For now, not one of these crisp pixellated NPCs has yet to ask my permission in unlawfully proroguing parliament. Truth be told, I'm not sure this country even has a parliament. Well, that's not very democratic, is it?

Once court is all wrapped up, you've got free reign to follow up on any leads you'd overheard during the morning call. Check up on the flooded dungeon, have a heart-to-heart with your daughter on the castle walls, refuse to release a prisoner who swears he's the chosen one. Regular, normal, daily kingly doings.

You can also send out generals, advisors and witch hunters to get their hands dirty in your stead. Do you think I'd be caught dead near the bog-goblins? No, please, Sir Reginald can handle it.

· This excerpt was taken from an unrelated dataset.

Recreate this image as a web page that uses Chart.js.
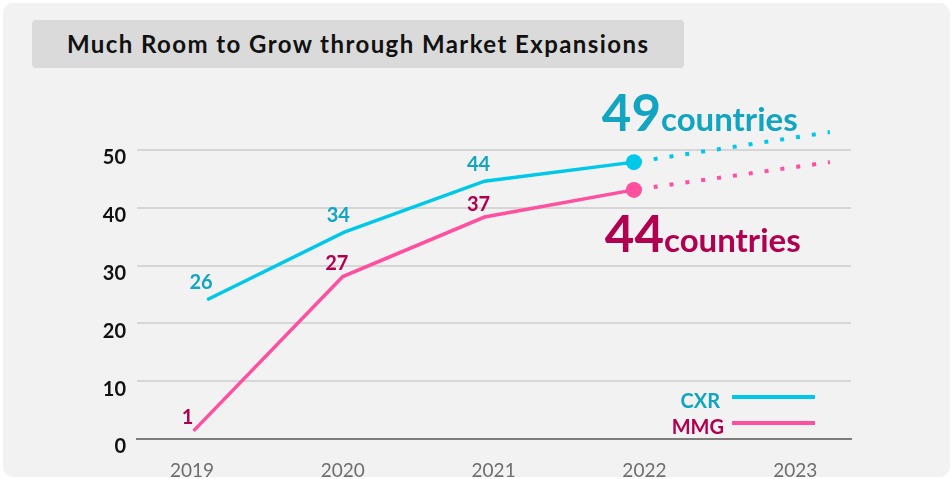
<!DOCTYPE html>
<html>
<head>
<meta charset="utf-8">
<script src="https://cdn.jsdelivr.net/npm/chart.js@4.4.1/dist/chart.umd.min.js"></script>
<style>
  html, body { margin: 0; padding: 0; background: #fff; }
  body { width: 952px; height: 479px; position: relative; overflow: hidden; font-family: Lato, "Open Sans", sans-serif; }
  #panel { position: absolute; left: 3px; top: 3px; width: 947px; height: 474px; background: #f2f2f2; border-radius: 10px; }
  #title { position: absolute; left: 32px; top: 20px; width: 652px; height: 48px; background: #dadada; border-radius: 4px;
           box-sizing: border-box; padding-left: 35px; line-height: 48px; font-weight: bold; font-size: 24px;
           letter-spacing: 1.42px; color: #111; white-space: nowrap; }
  #wrap { position: absolute; left: 0; top: 0; width: 952px; height: 479px; }
</style>
</head>
<body>
<div id="panel"></div>
<div id="title">Much Room to Grow through Market Expansions</div>
<div id="wrap"><canvas id="chart" width="952" height="479"></canvas></div>
<script>
// data
const years = [2019, 2020, 2021, 2022, 2023];
const cxrX = [2019.1, 2020.01, 2020.94, 2021.93];
const cxrY = [24.1, 35.8, 44.6, 47.9];
const mmgX = [2019.01, 2020.0, 2020.94, 2021.93];
const mmgY = [1.4, 28.1, 38.4, 43.1];
const cxrLabels = [26, 34, 44];
const mmgLabels = [1, 27, 37];
const projX = [2021.93, 2023.23];
const cxrProj = [47.9, 53.1];
const mmgProj = [43.1, 47.9];
const cxrTotal = 49;
const mmgTotal = 44;

const CXR_LINE = "#00c8e8";
const CXR_TEXT = "#12a5c1";
const MMG_LINE = "#ff4f9f";
const MMG_TEXT = "#b1004f";
const FONT = "Lato, 'Open Sans', sans-serif";

const toPoints = (xs, ys) => xs.map((x, i) => ({ x, y: ys[i] }));
const lastDot = (ctx) => (ctx.dataIndex === ctx.dataset.data.length - 1 ? 8 : 0);

// value labels above the points + the big "countries" notes + legend
const notesPlugin = {
    id: "notes",
    afterDatasetsDraw(chart) {
        const ctx = chart.ctx;
        const area = chart.chartArea;
        ctx.save();
        ctx.textAlign = "center";
        ctx.textBaseline = "middle";
        ctx.font = "bold 20px " + FONT;
        [[0, cxrLabels, CXR_TEXT, -17], [1, mmgLabels, MMG_TEXT, -13]].forEach(([idx, labels, color, dy]) => {
            const pts = chart.getDatasetMeta(idx).data;
            ctx.fillStyle = color;
            labels.forEach((lab, i) => {
                ctx.fillText(String(lab), pts[i].x - 6, pts[i].y + dy);
            });
        });

        const drawTotal = (num, x, y, color) => {
            ctx.textAlign = "left";
            ctx.textBaseline = "alphabetic";
            ctx.fillStyle = color;
            ctx.font = "bold 51px " + FONT;
            ctx.fillText(String(num), x, y);
            const w = ctx.measureText(String(num)).width;
            ctx.font = "bold 33px " + FONT;
            ctx.fillText("countries", x + w, y);
        };
        const cxrEnd = chart.getDatasetMeta(0).data[cxrX.length - 1];
        const mmgEnd = chart.getDatasetMeta(1).data[mmgX.length - 1];
        drawTotal(cxrTotal, cxrEnd.x - 32, cxrEnd.y - 31, CXR_TEXT);
        drawTotal(mmgTotal, mmgEnd.x - 29, mmgEnd.y + 62, MMG_TEXT);

        // legend
        ctx.font = "bold 20px " + FONT;
        ctx.textAlign = "right";
        ctx.textBaseline = "middle";
        ctx.lineWidth = 4;
        [["CXR", CXR_TEXT, CXR_LINE, area.bottom - 42, 0], ["MMG", MMG_TEXT, MMG_LINE, area.bottom - 16, 4]].forEach(
            ([name, tcol, lcol, ly, shift]) => {
                ctx.fillStyle = tcol;
                ctx.fillText(name, area.right - 131 + shift, ly + 5);
                ctx.strokeStyle = lcol;
                ctx.beginPath();
                ctx.moveTo(area.right - 119, ly);
                ctx.lineTo(area.right - 36, ly);
                ctx.stroke();
            }
        );
        ctx.restore();
    },
};

new Chart(document.getElementById("chart"), {
    type: "line",
    data: {
        datasets: [
            {
                label: "CXR",
                data: toPoints(cxrX, cxrY),
                borderColor: CXR_LINE,
                backgroundColor: CXR_LINE,
                borderWidth: 3.5,
                pointRadius: lastDot,
                pointBorderWidth: 0,
                tension: 0,
                clip: false,
                order: 1,
            },
            {
                label: "MMG",
                data: toPoints(mmgX, mmgY),
                borderColor: MMG_LINE,
                backgroundColor: MMG_LINE,
                borderWidth: 3.5,
                pointRadius: lastDot,
                pointBorderWidth: 0,
                tension: 0,
                clip: false,
                order: 1,
            },
            {
                label: "CXR outlook",
                data: toPoints(projX, cxrProj),
                borderColor: CXR_LINE,
                borderWidth: 4,
                borderDash: [4, 12],
                borderDashOffset: -4,
                borderCapStyle: "butt",
                pointRadius: 0,
                clip: false,
                order: 2,
            },
            {
                label: "MMG outlook",
                data: toPoints(projX, mmgProj),
                borderColor: MMG_LINE,
                borderWidth: 4,
                borderDash: [4, 12],
                borderDashOffset: -4,
                borderCapStyle: "butt",
                pointRadius: 0,
                clip: false,
                order: 2,
            },
        ],
    },
    options: {
        responsive: false,
        animation: false,
        layout: { padding: { top: 150, right: 101, left: 0, bottom: 0 } },
        plugins: {
            legend: { display: false },
            tooltip: { enabled: false },
        },
        scales: {
            x: {
                type: "linear",
                min: 2018.635,
                max: 2023.37,
                afterBuildTicks: (scale) => {
                    scale.ticks = years.map((v) => ({ value: v }));
                },
                afterFit: (scale) => {
                    scale.height = 40;
                },
                grid: { display: false },
                border: { display: true, color: "#7d7d7d", width: 2 },
                ticks: {
                    autoSkip: false,
                    maxRotation: 0,
                    padding: 12,
                    color: "#6e6e6e",
                    font: { family: FONT, size: 19 },
                    callback: (v) => String(v),
                },
            },
            y: {
                min: 0,
                max: 50,
                afterFit: (scale) => {
                    scale.width = 137;
                },
                grid: { color: "#d6d6d6", lineWidth: 2, drawTicks: false },
                border: { display: false },
                ticks: {
                    stepSize: 10,
                    padding: 11,
                    labelOffset: 8,
                    color: "#111",
                    font: { family: FONT, size: 20, weight: "bold" },
                },
            },
        },
    },
    plugins: [notesPlugin],
});
</script>
</body>
</html>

What I absolutely wasn't expecting was for Yes, Your Grace to be as much about being an absolute doofus of a dad as it is running a kingdom. The preview build I checked out opens on you playing a nice game of hide-n-seek with the family - only, your wife is in no mood for your nonsense, and two of your three daughters won't stop hurling insults at each other. Old King Eryk is a bit of an airhead himself, filled with an endearing, bumbling naivete hardly proper for a man of his station.

Keep the rabble and relatives in check, and you might even keep your head attached to your shoulders. Yes, Your Grace sits on Steam's throne sometime next year.